Translational Research: Department of Family Medicine

CURRENT STUDIES

The Study to Investigate the Potential of Probiotics in Yogurt II (SIPPY II) Study

The SIPPY II Study was designed to further the research of The SIPPY Study. As with the SIPPY study, the purpose of this study was to determine if the consumption of a yogurt drink would decrease illnesses and absences from daycare or school, however there were some differences between the studies. The participants in SIPPY II were between the ages of 2 and 4 and there were different sponsors for the studies. All of the participants have been recruited for this study and they are currently completing the intervention phase of the study.

Probiotics in Healthy Adults to determine Safety and Efficacy (PHASE) Study

The purpose of The PHASE Study is to assess the safety of BB-12 yogurt when consumed by generally healthy adults while taking antibiotics. Overall healthy adults that are placed on a 10 day course of antibiotics by their regular physician for respiratory infections will be given a 10 day supply of yogurt either containing BB-12 (active) or not containing BB-12 (placebo) to consume during the period that they are taking antibiotics. Participants are not required to travel and are compensated for their time. The PHASE Study is currently enrolling participants. For more information on eligibility, please contact 202-687-6454 or visit www.thephasestudy.com.

The Nasal irrigation, Oral steroids, antibiotics and Subgroup targeting for Effective management of Sinusitis (NOSES) Study

With funding from the NIH Clinical Trial Planning Grant Program, the broad goal of the NOSES Study is to reduce the unnecessary use of antibiotics in acute upper respiratory illnesses. The study aims to determine the effectiveness of different treatments for acute rhinosinusitis and identify prognostic indicators for clinical improvement. Identification of treatments that provide clinical benefit will provide alternative treatment options that reduce symptoms and unnecessary antibiotic use. The study will be performed at three university sites throughout the U.S. and six sites in Europe. The study is currently in the planning phase.

COMPLETED STUDIES

Decreasing Rates of Illness in Kids (DRINK) Study

Probiotics are the active cultures placed in all yogurts.

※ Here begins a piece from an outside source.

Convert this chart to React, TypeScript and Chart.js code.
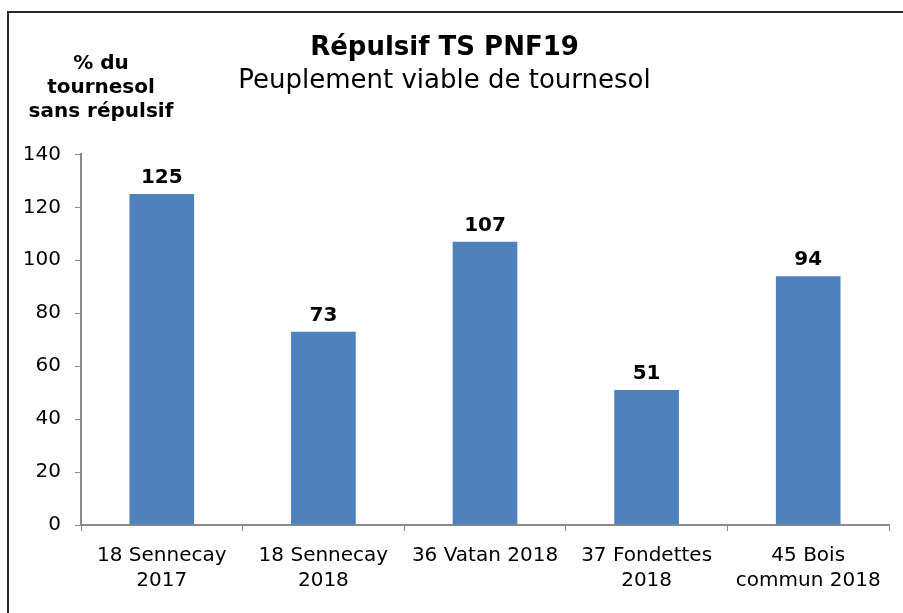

The purpose of this study was to determine if a yogurt drink containing the two active cultures present in commercial yogurts plus an additional one, Lactobacillus casei, could prevent illnesses in school in daycare children. Each child participating in the study (aged 3 to 6 years old) was given a 90-day supply of 6-ounce strawberry flavored drinks. Some children were given acidified milk, while others were given yogurt drinks containing Lactobacillus casei. This study is currently under review for submission into a journal.

Research to Measure the Influence of Kefir on Children's Stools When on Antibiotics (MILK) Study

While antibiotics play an important role in keeping children healthy, they also cause diarrhea in approximately 20-30% of those who take them. The purpose of this study was to determine if kefir (a dairy drink containing multiple probiotics) can help prevent and reduce the percentage of diarrhea in children caused by taking antibiotics. Each child that participated in the study (1 to 5 years old) was given a 10-day supply of 5-ounce lime flavored kefir milk drinks to consume during the period they were taking antibiotics. There were no significant differences between the amount of diarrhea in either the active or placebo group; however, there were differences amongst gender and age groups. More information about the results can be found here.

 

The SIPPY Study LogoThe Study to Investigate the Potential of Probiotics in Yogurt (SIPPY)

The active cultures in yogurt have been found to help prevent certain illnesses in children such as diarrhea, allergies and the common cold. The purpose of this study was to determine if the consumption of a yogurt drink would decrease illnesses and absences from daycare or school. Each child that participated in the study (1 to 3 years old) was given a 90-day supply of 4-ounce strawberry flavored yogurt drinks. Some children had the regular strawberry yogurt with two active cultures, while others had the drink with an additional yogurt culture. The two groups’ results are currently being compared and analyzed. This study is under review for submission into a journal.